[Start Extracted data]

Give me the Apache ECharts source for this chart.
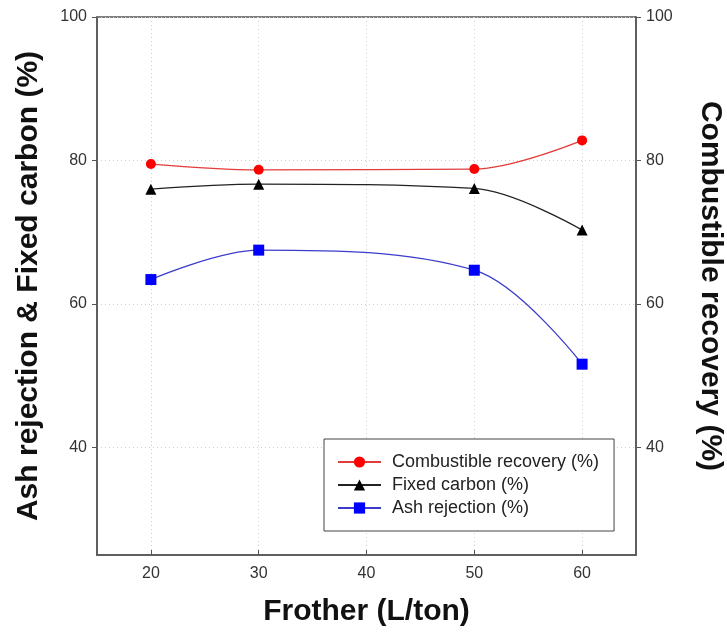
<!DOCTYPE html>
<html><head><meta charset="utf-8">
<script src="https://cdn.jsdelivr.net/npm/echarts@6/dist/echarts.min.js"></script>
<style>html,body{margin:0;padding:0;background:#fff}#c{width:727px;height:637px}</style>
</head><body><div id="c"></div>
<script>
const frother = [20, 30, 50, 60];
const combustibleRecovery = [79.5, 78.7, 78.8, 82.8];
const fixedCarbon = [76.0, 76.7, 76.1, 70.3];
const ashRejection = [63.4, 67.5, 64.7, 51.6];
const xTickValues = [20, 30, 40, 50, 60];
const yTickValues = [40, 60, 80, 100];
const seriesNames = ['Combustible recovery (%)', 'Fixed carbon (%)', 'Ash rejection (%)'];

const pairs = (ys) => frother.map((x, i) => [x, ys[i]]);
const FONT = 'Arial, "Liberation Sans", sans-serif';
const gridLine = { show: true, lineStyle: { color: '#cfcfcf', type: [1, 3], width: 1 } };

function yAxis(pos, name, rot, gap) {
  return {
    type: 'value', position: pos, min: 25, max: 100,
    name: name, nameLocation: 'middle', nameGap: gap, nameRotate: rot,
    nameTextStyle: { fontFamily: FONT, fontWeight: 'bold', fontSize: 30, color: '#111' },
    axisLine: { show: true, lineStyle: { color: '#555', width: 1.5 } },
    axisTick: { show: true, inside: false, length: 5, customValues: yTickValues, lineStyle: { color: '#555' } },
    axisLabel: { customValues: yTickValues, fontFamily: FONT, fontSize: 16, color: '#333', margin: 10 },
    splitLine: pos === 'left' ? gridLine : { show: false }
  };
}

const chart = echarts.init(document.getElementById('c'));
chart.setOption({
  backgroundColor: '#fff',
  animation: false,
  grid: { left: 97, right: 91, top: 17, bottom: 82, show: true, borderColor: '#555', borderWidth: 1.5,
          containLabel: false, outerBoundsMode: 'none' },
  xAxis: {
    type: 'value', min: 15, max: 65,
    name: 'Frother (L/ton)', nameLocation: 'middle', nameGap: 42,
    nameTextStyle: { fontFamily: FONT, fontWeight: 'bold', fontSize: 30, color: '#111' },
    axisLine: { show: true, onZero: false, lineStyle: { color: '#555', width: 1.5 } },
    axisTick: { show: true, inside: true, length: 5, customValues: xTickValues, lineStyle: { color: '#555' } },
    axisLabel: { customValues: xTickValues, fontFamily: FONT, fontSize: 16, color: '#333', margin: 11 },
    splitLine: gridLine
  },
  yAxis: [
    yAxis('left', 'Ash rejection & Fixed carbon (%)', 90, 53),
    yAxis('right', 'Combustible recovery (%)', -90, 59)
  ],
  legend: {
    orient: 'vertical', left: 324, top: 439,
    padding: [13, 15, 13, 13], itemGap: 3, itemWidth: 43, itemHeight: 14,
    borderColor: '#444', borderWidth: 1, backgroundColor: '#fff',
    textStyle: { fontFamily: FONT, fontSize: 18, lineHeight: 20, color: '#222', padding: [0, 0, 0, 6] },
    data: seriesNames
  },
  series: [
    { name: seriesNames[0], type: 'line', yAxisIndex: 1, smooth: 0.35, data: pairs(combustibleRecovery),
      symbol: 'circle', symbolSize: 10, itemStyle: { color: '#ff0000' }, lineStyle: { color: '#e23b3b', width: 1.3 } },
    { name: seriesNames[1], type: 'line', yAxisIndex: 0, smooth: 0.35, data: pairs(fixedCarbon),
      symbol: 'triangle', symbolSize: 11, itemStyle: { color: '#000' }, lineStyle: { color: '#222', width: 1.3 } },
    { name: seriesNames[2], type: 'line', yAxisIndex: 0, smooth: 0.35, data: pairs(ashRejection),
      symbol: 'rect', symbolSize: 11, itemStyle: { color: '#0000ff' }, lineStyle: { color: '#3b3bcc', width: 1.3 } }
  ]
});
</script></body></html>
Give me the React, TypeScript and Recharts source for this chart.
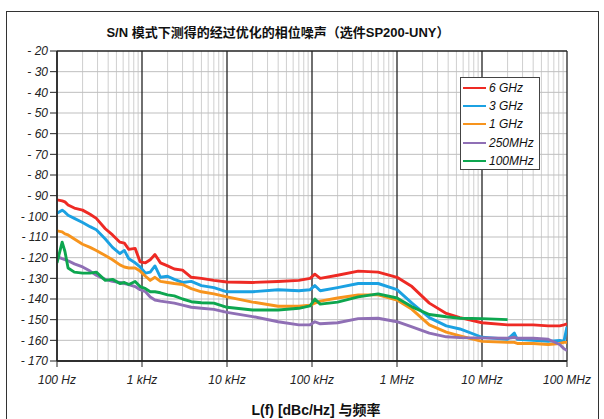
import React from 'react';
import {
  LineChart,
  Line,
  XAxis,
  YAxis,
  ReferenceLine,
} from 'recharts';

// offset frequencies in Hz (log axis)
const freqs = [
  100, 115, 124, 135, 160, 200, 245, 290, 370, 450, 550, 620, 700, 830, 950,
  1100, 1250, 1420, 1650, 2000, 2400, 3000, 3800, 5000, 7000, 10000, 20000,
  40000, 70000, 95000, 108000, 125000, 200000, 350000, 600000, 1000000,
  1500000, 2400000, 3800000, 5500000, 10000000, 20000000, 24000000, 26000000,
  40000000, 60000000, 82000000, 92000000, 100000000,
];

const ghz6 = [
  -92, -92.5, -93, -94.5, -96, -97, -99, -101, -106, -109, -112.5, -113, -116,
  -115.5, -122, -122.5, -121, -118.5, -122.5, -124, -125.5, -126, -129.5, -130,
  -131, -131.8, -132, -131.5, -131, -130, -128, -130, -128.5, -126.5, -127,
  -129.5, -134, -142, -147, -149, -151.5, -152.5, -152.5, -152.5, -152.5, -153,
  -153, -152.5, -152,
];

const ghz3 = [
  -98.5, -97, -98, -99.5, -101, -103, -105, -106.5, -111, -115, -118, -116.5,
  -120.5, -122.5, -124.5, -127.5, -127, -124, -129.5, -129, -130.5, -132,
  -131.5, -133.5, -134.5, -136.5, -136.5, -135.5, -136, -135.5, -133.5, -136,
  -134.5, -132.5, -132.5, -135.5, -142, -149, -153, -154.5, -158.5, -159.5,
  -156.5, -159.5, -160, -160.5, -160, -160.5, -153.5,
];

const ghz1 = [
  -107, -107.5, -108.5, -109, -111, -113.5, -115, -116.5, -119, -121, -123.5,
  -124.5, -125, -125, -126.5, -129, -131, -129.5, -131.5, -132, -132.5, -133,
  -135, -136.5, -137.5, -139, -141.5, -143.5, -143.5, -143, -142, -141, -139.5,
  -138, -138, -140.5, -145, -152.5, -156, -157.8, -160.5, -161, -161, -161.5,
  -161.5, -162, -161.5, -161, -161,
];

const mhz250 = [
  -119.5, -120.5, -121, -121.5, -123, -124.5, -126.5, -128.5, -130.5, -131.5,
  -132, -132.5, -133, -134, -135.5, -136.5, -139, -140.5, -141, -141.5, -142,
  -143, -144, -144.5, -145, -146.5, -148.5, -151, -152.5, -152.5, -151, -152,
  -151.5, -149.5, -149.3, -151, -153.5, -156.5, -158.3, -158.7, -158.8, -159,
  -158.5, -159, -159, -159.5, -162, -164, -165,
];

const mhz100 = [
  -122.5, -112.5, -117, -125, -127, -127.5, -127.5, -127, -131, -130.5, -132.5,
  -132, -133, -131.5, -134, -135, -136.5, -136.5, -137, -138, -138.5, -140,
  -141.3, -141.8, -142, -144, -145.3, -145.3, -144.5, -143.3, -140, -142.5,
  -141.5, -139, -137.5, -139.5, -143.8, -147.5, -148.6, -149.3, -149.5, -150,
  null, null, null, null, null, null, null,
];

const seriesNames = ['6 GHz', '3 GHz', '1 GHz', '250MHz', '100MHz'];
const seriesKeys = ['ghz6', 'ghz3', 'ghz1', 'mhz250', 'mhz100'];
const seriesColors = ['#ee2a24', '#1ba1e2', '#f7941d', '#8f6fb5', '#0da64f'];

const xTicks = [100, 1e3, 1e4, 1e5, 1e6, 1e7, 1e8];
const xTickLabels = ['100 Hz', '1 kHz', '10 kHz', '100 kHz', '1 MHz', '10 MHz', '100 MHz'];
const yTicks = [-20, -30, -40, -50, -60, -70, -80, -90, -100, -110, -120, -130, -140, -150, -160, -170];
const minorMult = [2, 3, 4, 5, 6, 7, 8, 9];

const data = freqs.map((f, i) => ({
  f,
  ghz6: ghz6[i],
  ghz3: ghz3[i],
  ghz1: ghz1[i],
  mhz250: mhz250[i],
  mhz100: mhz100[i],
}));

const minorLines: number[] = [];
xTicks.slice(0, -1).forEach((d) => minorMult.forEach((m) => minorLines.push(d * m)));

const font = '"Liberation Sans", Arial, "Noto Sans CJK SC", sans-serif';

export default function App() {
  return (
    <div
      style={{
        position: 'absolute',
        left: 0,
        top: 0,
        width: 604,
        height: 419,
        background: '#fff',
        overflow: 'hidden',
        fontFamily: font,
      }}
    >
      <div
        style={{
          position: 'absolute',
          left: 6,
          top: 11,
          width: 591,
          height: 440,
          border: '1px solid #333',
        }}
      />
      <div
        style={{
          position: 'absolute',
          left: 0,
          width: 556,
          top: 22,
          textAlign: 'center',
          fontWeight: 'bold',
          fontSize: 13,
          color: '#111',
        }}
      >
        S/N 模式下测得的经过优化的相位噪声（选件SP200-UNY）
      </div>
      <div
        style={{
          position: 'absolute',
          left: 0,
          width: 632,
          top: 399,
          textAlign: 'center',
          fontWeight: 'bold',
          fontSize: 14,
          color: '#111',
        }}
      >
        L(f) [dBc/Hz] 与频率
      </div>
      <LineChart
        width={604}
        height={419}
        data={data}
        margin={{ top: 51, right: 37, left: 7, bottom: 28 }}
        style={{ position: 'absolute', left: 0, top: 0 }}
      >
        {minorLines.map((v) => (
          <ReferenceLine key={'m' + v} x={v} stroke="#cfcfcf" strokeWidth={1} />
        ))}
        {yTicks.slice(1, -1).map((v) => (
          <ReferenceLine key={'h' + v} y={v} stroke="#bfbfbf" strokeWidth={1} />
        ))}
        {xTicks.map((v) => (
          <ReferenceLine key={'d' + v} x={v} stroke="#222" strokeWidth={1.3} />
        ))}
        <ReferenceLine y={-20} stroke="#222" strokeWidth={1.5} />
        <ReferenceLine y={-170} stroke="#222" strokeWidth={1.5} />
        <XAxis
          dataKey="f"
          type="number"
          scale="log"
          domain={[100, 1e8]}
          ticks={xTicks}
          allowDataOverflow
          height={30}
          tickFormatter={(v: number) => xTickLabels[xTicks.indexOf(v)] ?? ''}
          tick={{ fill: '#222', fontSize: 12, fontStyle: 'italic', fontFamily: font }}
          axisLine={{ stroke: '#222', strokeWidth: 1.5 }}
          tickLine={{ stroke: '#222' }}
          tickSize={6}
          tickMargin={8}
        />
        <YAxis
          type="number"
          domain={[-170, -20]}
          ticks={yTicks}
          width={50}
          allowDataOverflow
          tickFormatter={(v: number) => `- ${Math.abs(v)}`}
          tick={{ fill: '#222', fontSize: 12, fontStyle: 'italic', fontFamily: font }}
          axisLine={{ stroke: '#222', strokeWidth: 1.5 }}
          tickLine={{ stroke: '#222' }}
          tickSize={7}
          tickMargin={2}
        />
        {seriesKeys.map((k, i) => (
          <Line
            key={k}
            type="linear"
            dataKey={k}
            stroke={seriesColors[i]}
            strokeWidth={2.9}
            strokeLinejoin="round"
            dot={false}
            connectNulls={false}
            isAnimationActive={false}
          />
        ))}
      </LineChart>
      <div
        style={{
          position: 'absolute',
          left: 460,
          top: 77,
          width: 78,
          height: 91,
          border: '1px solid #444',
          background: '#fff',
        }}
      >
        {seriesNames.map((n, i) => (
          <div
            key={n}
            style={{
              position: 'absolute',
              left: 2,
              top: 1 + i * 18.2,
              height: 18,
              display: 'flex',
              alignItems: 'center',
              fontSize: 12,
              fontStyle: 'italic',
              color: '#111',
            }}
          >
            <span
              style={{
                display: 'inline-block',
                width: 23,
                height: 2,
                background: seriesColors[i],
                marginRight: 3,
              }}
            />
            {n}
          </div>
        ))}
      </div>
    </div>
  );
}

[End Extracted data]

Check each line of the records for the word "Give", and show the lines that contain it.

Give me the Apache ECharts source for this chart.
Give me the React, TypeScript and Recharts source for this chart.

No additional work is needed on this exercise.